● Exercise goal: Restate exactly the lines of the entries below, beginning with the first and ending with the line that holds "from matplotlib.lines import Line2D". Pictures are not copied.

● Recorded information:
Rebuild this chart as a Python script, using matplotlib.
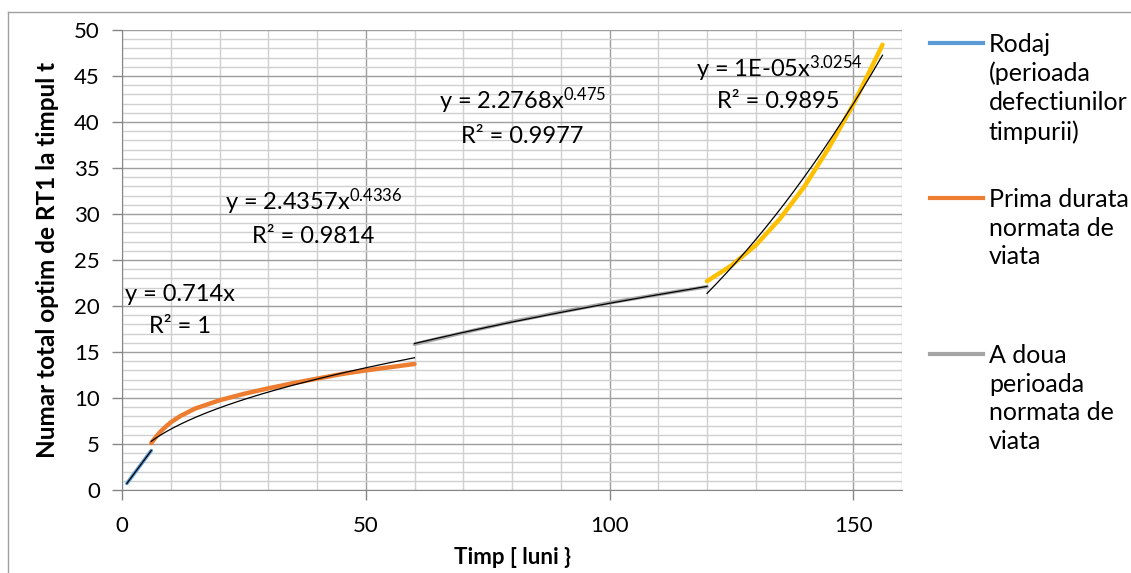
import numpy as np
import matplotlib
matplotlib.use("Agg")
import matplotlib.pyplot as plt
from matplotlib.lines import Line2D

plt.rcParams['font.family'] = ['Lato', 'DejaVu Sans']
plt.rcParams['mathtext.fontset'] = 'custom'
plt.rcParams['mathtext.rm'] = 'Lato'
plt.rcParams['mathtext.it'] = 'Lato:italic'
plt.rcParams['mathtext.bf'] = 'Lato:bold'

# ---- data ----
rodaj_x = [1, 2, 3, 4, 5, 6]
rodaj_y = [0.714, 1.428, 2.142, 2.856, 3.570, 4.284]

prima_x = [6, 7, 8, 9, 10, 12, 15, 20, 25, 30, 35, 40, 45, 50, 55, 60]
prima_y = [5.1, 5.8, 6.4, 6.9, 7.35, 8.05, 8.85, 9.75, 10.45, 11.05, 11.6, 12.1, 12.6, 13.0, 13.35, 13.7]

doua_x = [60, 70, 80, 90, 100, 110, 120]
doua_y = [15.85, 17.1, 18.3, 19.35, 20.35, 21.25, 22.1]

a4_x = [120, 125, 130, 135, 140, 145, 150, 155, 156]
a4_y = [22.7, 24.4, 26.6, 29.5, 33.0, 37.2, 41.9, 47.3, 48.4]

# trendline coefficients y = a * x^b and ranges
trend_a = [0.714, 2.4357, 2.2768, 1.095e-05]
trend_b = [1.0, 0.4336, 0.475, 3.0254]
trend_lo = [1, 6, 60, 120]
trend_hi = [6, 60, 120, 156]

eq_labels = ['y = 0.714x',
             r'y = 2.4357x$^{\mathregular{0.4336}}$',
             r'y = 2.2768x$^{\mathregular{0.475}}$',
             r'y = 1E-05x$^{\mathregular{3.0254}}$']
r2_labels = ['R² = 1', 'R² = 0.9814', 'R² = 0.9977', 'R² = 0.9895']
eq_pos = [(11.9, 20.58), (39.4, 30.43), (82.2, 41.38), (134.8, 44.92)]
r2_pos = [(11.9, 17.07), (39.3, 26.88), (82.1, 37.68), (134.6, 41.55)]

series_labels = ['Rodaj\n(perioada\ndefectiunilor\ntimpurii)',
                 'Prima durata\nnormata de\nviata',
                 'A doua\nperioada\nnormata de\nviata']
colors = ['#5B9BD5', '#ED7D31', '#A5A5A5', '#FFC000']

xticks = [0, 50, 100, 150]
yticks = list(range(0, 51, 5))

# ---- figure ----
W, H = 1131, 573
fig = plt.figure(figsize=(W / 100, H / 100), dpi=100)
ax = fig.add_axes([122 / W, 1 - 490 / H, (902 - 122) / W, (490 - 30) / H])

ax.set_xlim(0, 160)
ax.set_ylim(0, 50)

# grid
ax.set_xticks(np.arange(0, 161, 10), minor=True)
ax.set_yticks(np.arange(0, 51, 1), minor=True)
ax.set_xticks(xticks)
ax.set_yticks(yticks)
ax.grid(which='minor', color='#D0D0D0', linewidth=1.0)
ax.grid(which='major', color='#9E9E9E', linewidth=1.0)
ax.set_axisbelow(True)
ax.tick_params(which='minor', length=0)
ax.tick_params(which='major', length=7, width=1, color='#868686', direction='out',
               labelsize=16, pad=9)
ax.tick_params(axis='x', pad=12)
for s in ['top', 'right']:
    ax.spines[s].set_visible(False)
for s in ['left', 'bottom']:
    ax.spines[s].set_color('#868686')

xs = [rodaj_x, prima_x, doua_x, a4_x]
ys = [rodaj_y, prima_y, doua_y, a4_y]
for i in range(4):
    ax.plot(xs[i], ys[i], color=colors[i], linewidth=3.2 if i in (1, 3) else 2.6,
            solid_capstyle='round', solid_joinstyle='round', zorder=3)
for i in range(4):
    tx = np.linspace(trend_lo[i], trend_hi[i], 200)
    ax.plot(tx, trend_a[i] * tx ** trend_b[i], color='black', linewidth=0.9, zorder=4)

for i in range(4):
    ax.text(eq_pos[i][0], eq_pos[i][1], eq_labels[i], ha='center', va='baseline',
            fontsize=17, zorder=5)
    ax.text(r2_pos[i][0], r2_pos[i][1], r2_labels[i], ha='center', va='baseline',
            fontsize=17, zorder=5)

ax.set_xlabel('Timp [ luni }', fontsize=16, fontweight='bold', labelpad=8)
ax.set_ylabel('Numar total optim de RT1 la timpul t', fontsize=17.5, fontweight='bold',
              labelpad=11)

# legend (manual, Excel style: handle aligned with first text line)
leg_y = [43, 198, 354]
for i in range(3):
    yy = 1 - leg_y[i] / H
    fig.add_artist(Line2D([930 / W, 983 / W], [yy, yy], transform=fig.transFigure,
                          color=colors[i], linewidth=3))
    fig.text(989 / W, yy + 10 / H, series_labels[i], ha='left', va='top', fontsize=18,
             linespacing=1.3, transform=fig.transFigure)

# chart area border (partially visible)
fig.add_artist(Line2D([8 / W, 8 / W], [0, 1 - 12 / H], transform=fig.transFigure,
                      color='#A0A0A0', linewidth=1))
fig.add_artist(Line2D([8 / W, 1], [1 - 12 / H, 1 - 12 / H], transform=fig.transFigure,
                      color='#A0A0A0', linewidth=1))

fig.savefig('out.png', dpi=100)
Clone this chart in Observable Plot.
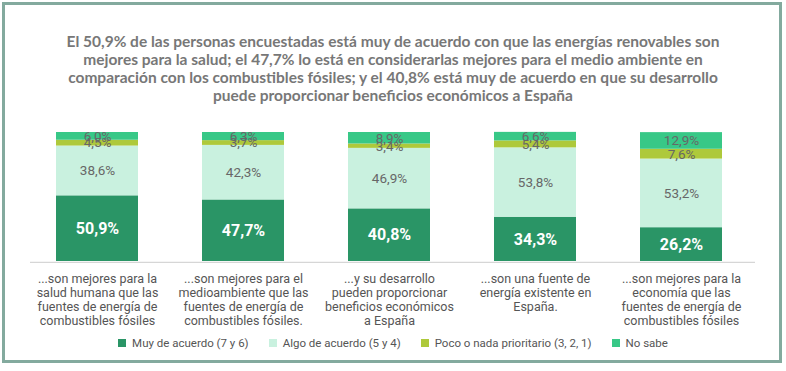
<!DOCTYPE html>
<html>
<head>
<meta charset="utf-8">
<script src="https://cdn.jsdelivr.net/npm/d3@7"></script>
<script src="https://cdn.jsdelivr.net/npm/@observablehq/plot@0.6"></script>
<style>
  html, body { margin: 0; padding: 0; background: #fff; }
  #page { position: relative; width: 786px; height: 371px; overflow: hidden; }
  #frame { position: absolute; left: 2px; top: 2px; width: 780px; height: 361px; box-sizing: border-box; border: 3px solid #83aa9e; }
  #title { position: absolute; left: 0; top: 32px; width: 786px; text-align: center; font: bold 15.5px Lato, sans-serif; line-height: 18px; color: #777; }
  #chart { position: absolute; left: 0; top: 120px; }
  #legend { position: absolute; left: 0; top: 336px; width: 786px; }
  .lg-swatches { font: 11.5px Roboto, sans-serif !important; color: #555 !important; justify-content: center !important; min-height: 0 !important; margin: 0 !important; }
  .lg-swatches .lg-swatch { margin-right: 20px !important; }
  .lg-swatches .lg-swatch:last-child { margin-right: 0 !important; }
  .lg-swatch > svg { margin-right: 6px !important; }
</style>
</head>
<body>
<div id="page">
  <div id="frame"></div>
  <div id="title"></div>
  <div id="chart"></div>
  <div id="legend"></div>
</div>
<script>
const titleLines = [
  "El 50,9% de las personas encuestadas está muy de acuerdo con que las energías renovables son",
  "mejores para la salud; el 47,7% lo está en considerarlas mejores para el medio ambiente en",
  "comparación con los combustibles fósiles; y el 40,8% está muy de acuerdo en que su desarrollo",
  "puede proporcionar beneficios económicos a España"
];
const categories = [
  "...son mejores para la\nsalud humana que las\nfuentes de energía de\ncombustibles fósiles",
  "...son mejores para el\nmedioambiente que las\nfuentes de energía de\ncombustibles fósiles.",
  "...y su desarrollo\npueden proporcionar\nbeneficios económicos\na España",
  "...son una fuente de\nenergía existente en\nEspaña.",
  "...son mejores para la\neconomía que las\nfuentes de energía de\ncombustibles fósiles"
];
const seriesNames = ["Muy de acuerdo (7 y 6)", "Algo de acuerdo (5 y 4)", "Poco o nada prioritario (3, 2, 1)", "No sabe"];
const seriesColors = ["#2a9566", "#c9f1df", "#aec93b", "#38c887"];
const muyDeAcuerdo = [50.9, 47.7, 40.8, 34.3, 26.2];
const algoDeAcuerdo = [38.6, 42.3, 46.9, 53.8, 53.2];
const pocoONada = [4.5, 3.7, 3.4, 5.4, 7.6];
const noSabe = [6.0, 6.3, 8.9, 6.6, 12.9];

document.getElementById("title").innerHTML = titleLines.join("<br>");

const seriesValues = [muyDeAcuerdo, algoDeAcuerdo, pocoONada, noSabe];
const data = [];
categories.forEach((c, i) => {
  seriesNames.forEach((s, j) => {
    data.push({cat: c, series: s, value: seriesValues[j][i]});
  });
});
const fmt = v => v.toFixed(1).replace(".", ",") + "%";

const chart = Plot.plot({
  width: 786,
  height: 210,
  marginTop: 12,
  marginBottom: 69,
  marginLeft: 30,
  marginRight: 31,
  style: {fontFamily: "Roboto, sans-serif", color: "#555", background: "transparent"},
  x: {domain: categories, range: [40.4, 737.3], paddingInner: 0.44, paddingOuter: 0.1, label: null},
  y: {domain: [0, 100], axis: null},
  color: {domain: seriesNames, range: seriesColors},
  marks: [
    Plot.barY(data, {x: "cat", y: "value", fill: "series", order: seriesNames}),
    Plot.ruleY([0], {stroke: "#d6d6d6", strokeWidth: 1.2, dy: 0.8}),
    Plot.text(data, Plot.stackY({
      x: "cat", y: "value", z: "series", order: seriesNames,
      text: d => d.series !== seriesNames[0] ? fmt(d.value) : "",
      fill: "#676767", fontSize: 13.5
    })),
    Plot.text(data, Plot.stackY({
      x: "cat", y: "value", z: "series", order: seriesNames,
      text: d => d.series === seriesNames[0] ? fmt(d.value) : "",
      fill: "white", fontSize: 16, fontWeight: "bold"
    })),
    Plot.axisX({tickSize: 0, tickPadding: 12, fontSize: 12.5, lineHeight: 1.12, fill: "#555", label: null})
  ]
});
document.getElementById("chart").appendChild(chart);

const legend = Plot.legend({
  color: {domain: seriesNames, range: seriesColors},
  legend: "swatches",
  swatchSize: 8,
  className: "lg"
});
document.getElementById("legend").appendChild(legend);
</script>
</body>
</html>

● Task result:
Rebuild this chart as a Python script, using matplotlib.
import numpy as np
import matplotlib
matplotlib.use("Agg")
import matplotlib.pyplot as plt
from matplotlib.lines import Line2D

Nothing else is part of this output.